Snapdragon Netbooks Called Smartbooks, Coming This Fall


qualcomm-smartbookAs I was out running some errands earlier today, Stacey over at the main GigaOm site did a little catching up with Qualcomm (s QCOM). Last time I met with them, they showed me some very basic netbook prototypes with tons of potential, but I wasn’t sure exactly where they were going with the idea. Today, I can see it. And even better: I like it.

Qualcomm is wisely transitioning the name of their device idea from a netbook to a smartbook. That’s wise because the current netbook term usage comes directly from Intel (s INTC), although we all know that Psion created the first actual device branded a netBook. The subtle name change differentiates Qualcomm’s offering from Intel’s while also combining the terms “smartphone” and “netbook.”

Qualcomm’s 1GHz Snapdragon processor offers the brains and connectivity (both Wi-Fi and cellular 3G, not to mention GPS and Bluetooth) for a smartbook on a single chip, allowing for smaller devices. The first iteration of such a device looks like a Sony VAIO P in terms of the form factor: a full keyboard with a very short but wide display, almost like a large clamshell.

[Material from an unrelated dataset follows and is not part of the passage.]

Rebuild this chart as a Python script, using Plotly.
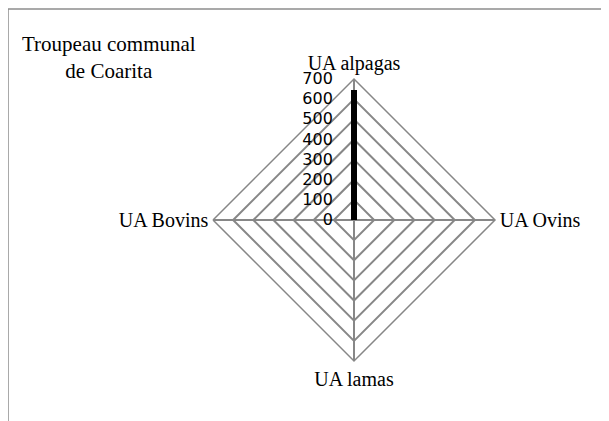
import plotly.graph_objects as go

categories = ["UA alpagas", "UA Ovins", "UA lamas", "UA Bovins"]
values = [645, 0, 0, 0]
tick_vals = [0, 100, 200, 300, 400, 500, 600, 700]
title_lines = ["Troupeau communal", "de Coarita"]

W, H = 609, 421
OFF = 8  # page body margin
cx, cy, rad = 354 - OFF, 220 - OFF, 141

fig = go.Figure()
fig.add_trace(go.Scatterpolar(
    r=values + values[:1],
    theta=categories + categories[:1],
    mode="lines",
    line=dict(color="black", width=6),
    hoverinfo="skip",
    showlegend=False,
))

grid = "#878787"
fig.update_layout(
    width=W, height=H,
    margin=dict(l=0, r=0, t=0, b=0),
    paper_bgcolor="white",
    plot_bgcolor="white",
    polar=dict(
        domain=dict(x=[(cx - rad) / W, (cx + rad) / W],
                    y=[(H - cy - rad) / H, (H - cy + rad) / H]),
        gridshape="linear",
        bgcolor="white",
        radialaxis=dict(
            range=[0, 700],
            tickvals=tick_vals,
            angle=90,
            side="counterclockwise",
            tickangle=90,
            showline=False,
            gridcolor=grid,
            gridwidth=1.5,
            ticks="outside",
            ticklen=15,
            tickcolor="rgba(0,0,0,0)",
            tickfont=dict(family="DejaVu Sans, Noto Sans, sans-serif", size=16, color="#000"),
        ),
        angularaxis=dict(
            rotation=90,
            direction="clockwise",
            gridcolor=grid,
            gridwidth=1.5,
            linecolor=grid,
            linewidth=1.5,
            ticks="",
            tickfont=dict(family="Liberation Serif, serif", size=20, color="#000"),
        ),
    ),
    annotations=[dict(
        text="<br>".join(title_lines),
        x=(109 - OFF) / W, y=1 - (58 - OFF) / H,
        xref="paper", yref="paper",
        xanchor="center", yanchor="middle",
        showarrow=False, align="center",
        font=dict(family="Liberation Serif, serif", size=21, color="#000"),
    )],
    shapes=[
        dict(type="line", xref="paper", yref="paper",
             x0=0, x1=1, y0=1 - (9 - OFF) / H, y1=1 - (9 - OFF) / H,
             line=dict(color="#8c8c8c", width=1.5)),
        dict(type="line", xref="paper", yref="paper",
             x0=(7 - OFF + 1) / W, x1=(7 - OFF + 1) / W, y0=0, y1=1 - (9 - OFF) / H,
             line=dict(color="#8c8c8c", width=1.5)),
    ],
)

fig.write_html("out.html")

Being ARM-based, a device of this size could run between eight and ten hours on a single charge. Qualcomm says you can leave the device in standby for a week, but I’d never neglect a device for that long.

Will such a device compete with the netbook of today? If you’re looking for a computer that runs an X86 operating system and programs, no. But if you want a portable device to browse the Internet and run web-based applications all day, it ought to work nicely. With my own preference to use the web over client applications, I’d love to get my hands on just such a smartbook. Qualcomm says the smartbooks are coming this fall on the product site devoted to the new devices. I’ll be waiting.


Mike Cane

Compatibility with the dominant OS will always hold these things back. People want the software they’re used to and all the capabilities of their desktop — especially YouTube. And, soon, that monster Google Wave.


Google wave is a browser application, it should work on any html5 level browser, without needing a specific OS.

Obviously, Google Wave will need a fast browser to get the most out of it.


I don’t think Smartbook will take off as a popular term. The market wants the web/net. The term Smart adds no value to understand the product sector.

Allan Jones

A running time of eight to ten hours seems a bit disappointing. I was hoping for something distinctly better, to open up a clear space between these devices and the newer crop of netbooks


That looks pretty cool. lets just hope it has a decent software backing.